**** Recorded data ****

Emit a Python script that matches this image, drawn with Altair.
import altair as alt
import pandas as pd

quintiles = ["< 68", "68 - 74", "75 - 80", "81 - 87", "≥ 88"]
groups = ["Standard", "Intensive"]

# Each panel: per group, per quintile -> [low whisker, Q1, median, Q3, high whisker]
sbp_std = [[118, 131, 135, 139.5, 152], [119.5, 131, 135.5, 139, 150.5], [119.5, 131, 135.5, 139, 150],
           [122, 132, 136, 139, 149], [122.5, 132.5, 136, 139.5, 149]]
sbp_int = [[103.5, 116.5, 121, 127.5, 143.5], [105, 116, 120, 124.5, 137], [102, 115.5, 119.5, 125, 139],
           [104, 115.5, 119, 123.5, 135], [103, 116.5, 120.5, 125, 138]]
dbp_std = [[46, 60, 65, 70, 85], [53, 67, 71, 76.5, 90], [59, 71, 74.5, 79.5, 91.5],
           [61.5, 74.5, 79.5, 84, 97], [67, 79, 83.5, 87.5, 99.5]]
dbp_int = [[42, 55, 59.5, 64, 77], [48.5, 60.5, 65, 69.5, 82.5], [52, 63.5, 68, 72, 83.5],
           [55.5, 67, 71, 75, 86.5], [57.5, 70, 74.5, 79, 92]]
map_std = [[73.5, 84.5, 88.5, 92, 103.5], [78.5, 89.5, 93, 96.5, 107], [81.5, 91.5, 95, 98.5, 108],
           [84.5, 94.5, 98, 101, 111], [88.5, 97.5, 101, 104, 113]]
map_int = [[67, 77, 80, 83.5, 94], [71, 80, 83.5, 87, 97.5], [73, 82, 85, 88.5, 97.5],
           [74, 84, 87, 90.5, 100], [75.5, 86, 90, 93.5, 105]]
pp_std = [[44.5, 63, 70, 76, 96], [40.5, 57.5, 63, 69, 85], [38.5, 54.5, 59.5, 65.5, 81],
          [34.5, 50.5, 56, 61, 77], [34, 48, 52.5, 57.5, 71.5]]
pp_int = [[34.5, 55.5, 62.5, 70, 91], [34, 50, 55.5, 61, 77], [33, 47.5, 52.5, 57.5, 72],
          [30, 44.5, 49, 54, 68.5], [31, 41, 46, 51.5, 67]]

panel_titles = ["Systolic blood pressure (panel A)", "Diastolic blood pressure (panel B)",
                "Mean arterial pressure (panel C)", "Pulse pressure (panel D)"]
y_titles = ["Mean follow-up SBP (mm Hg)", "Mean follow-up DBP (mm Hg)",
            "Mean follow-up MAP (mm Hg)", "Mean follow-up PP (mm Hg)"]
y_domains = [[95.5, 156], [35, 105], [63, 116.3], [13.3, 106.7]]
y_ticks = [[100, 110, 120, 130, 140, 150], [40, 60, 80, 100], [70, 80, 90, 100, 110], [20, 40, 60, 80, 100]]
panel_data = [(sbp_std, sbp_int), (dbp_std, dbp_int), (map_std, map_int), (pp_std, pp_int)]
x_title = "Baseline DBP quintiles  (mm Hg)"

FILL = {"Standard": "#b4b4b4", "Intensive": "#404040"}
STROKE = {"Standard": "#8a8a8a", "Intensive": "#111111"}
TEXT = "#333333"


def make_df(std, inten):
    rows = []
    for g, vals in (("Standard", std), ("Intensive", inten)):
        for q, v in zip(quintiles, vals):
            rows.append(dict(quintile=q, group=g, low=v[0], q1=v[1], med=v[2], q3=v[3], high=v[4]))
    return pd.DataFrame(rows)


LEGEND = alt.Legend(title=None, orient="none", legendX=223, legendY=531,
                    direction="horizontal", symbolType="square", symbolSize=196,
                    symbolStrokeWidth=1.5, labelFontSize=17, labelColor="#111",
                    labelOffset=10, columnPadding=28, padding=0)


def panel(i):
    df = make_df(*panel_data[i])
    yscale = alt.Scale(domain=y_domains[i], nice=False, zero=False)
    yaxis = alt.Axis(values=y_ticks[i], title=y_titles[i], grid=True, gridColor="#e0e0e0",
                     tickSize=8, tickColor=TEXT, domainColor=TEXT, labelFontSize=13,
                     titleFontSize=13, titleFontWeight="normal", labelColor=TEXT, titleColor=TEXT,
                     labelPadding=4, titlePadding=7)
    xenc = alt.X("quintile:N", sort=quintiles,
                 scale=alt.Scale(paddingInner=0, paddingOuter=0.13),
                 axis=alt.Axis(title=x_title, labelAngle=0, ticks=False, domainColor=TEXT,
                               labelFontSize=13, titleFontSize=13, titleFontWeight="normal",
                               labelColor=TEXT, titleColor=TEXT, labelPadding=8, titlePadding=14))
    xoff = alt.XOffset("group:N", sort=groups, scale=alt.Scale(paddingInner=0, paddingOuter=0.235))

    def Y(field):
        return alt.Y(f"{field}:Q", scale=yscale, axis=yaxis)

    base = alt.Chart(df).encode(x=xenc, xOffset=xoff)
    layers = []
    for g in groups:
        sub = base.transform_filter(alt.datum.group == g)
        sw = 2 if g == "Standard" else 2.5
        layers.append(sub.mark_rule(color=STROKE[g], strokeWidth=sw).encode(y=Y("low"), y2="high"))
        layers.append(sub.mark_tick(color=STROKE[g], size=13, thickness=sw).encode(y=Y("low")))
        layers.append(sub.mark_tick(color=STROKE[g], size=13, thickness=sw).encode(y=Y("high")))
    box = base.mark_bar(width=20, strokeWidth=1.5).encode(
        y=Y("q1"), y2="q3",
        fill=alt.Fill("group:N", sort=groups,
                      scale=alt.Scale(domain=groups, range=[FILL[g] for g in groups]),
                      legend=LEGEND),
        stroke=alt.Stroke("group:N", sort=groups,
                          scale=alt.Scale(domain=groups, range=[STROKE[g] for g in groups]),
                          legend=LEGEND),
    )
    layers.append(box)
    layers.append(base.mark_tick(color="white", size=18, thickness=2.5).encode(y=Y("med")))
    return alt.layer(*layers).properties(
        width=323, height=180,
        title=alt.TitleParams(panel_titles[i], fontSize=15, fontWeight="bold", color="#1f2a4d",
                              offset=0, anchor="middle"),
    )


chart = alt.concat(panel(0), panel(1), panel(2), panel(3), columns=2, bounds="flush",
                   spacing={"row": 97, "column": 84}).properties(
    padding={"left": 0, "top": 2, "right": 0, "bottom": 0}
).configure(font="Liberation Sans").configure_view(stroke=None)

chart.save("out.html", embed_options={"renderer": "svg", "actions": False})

****

--- What is needed ---
Make an exact copy of every line in the data.

--- Output of the exercise ---
Emit a Python script that matches this image, drawn with Altair.
import altair as alt
import pandas as pd

quintiles = ["< 68", "68 - 74", "75 - 80", "81 - 87", "≥ 88"]
groups = ["Standard", "Intensive"]

# Each panel: per group, per quintile -> [low whisker, Q1, median, Q3, high whisker]
sbp_std = [[118, 131, 135, 139.5, 152], [119.5, 131, 135.5, 139, 150.5], [119.5, 131, 135.5, 139, 150],
           [122, 132, 136, 139, 149], [122.5, 132.5, 136, 139.5, 149]]
sbp_int = [[103.5, 116.5, 121, 127.5, 143.5], [105, 116, 120, 124.5, 137], [102, 115.5, 119.5, 125, 139],
           [104, 115.5, 119, 123.5, 135], [103, 116.5, 120.5, 125, 138]]
dbp_std = [[46, 60, 65, 70, 85], [53, 67, 71, 76.5, 90], [59, 71, 74.5, 79.5, 91.5],
           [61.5, 74.5, 79.5, 84, 97], [67, 79, 83.5, 87.5, 99.5]]
dbp_int = [[42, 55, 59.5, 64, 77], [48.5, 60.5, 65, 69.5, 82.5], [52, 63.5, 68, 72, 83.5],
           [55.5, 67, 71, 75, 86.5], [57.5, 70, 74.5, 79, 92]]
map_std = [[73.5, 84.5, 88.5, 92, 103.5], [78.5, 89.5, 93, 96.5, 107], [81.5, 91.5, 95, 98.5, 108],
           [84.5, 94.5, 98, 101, 111], [88.5, 97.5, 101, 104, 113]]
map_int = [[67, 77, 80, 83.5, 94], [71, 80, 83.5, 87, 97.5], [73, 82, 85, 88.5, 97.5],
           [74, 84, 87, 90.5, 100], [75.5, 86, 90, 93.5, 105]]
pp_std = [[44.5, 63, 70, 76, 96], [40.5, 57.5, 63, 69, 85], [38.5, 54.5, 59.5, 65.5, 81],
          [34.5, 50.5, 56, 61, 77], [34, 48, 52.5, 57.5, 71.5]]
pp_int = [[34.5, 55.5, 62.5, 70, 91], [34, 50, 55.5, 61, 77], [33, 47.5, 52.5, 57.5, 72],
          [30, 44.5, 49, 54, 68.5], [31, 41, 46, 51.5, 67]]

panel_titles = ["Systolic blood pressure (panel A)", "Diastolic blood pressure (panel B)",
                "Mean arterial pressure (panel C)", "Pulse pressure (panel D)"]
y_titles = ["Mean follow-up SBP (mm Hg)", "Mean follow-up DBP (mm Hg)",
            "Mean follow-up MAP (mm Hg)", "Mean follow-up PP (mm Hg)"]
y_domains = [[95.5, 156], [35, 105], [63, 116.3], [13.3, 106.7]]
y_ticks = [[100, 110, 120, 130, 140, 150], [40, 60, 80, 100], [70, 80, 90, 100, 110], [20, 40, 60, 80, 100]]
panel_data = [(sbp_std, sbp_int), (dbp_std, dbp_int), (map_std, map_int), (pp_std, pp_int)]
x_title = "Baseline DBP quintiles  (mm Hg)"

FILL = {"Standard": "#b4b4b4", "Intensive": "#404040"}
STROKE = {"Standard": "#8a8a8a", "Intensive": "#111111"}
TEXT = "#333333"


def make_df(std, inten):
    rows = []
    for g, vals in (("Standard", std), ("Intensive", inten)):
        for q, v in zip(quintiles, vals):
            rows.append(dict(quintile=q, group=g, low=v[0], q1=v[1], med=v[2], q3=v[3], high=v[4]))
    return pd.DataFrame(rows)


LEGEND = alt.Legend(title=None, orient="none", legendX=223, legendY=531,
                    direction="horizontal", symbolType="square", symbolSize=196,
                    symbolStrokeWidth=1.5, labelFontSize=17, labelColor="#111",
                    labelOffset=10, columnPadding=28, padding=0)


def panel(i):
    df = make_df(*panel_data[i])
    yscale = alt.Scale(domain=y_domains[i], nice=False, zero=False)
    yaxis = alt.Axis(values=y_ticks[i], title=y_titles[i], grid=True, gridColor="#e0e0e0",
                     tickSize=8, tickColor=TEXT, domainColor=TEXT, labelFontSize=13,
                     titleFontSize=13, titleFontWeight="normal", labelColor=TEXT, titleColor=TEXT,
                     labelPadding=4, titlePadding=7)
    xenc = alt.X("quintile:N", sort=quintiles,
                 scale=alt.Scale(paddingInner=0, paddingOuter=0.13),
                 axis=alt.Axis(title=x_title, labelAngle=0, ticks=False, domainColor=TEXT,
                               labelFontSize=13, titleFontSize=13, titleFontWeight="normal",
                               labelColor=TEXT, titleColor=TEXT, labelPadding=8, titlePadding=14))
    xoff = alt.XOffset("group:N", sort=groups, scale=alt.Scale(paddingInner=0, paddingOuter=0.235))

    def Y(field):
        return alt.Y(f"{field}:Q", scale=yscale, axis=yaxis)

    base = alt.Chart(df).encode(x=xenc, xOffset=xoff)
    layers = []
    for g in groups:
        sub = base.transform_filter(alt.datum.group == g)
        sw = 2 if g == "Standard" else 2.5
        layers.append(sub.mark_rule(color=STROKE[g], strokeWidth=sw).encode(y=Y("low"), y2="high"))
        layers.append(sub.mark_tick(color=STROKE[g], size=13, thickness=sw).encode(y=Y("low")))
        layers.append(sub.mark_tick(color=STROKE[g], size=13, thickness=sw).encode(y=Y("high")))
    box = base.mark_bar(width=20, strokeWidth=1.5).encode(
        y=Y("q1"), y2="q3",
        fill=alt.Fill("group:N", sort=groups,
                      scale=alt.Scale(domain=groups, range=[FILL[g] for g in groups]),
                      legend=LEGEND),
        stroke=alt.Stroke("group:N", sort=groups,
                          scale=alt.Scale(domain=groups, range=[STROKE[g] for g in groups]),
                          legend=LEGEND),
    )
    layers.append(box)
    layers.append(base.mark_tick(color="white", size=18, thickness=2.5).encode(y=Y("med")))
    return alt.layer(*layers).properties(
        width=323, height=180,
        title=alt.TitleParams(panel_titles[i], fontSize=15, fontWeight="bold", color="#1f2a4d",
                              offset=0, anchor="middle"),
    )


chart = alt.concat(panel(0), panel(1), panel(2), panel(3), columns=2, bounds="flush",
                   spacing={"row": 97, "column": 84}).properties(
    padding={"left": 0, "top": 2, "right": 0, "bottom": 0}
).configure(font="Liberation Sans").configure_view(stroke=None)

chart.save("out.html", embed_options={"renderer": "svg", "actions": False})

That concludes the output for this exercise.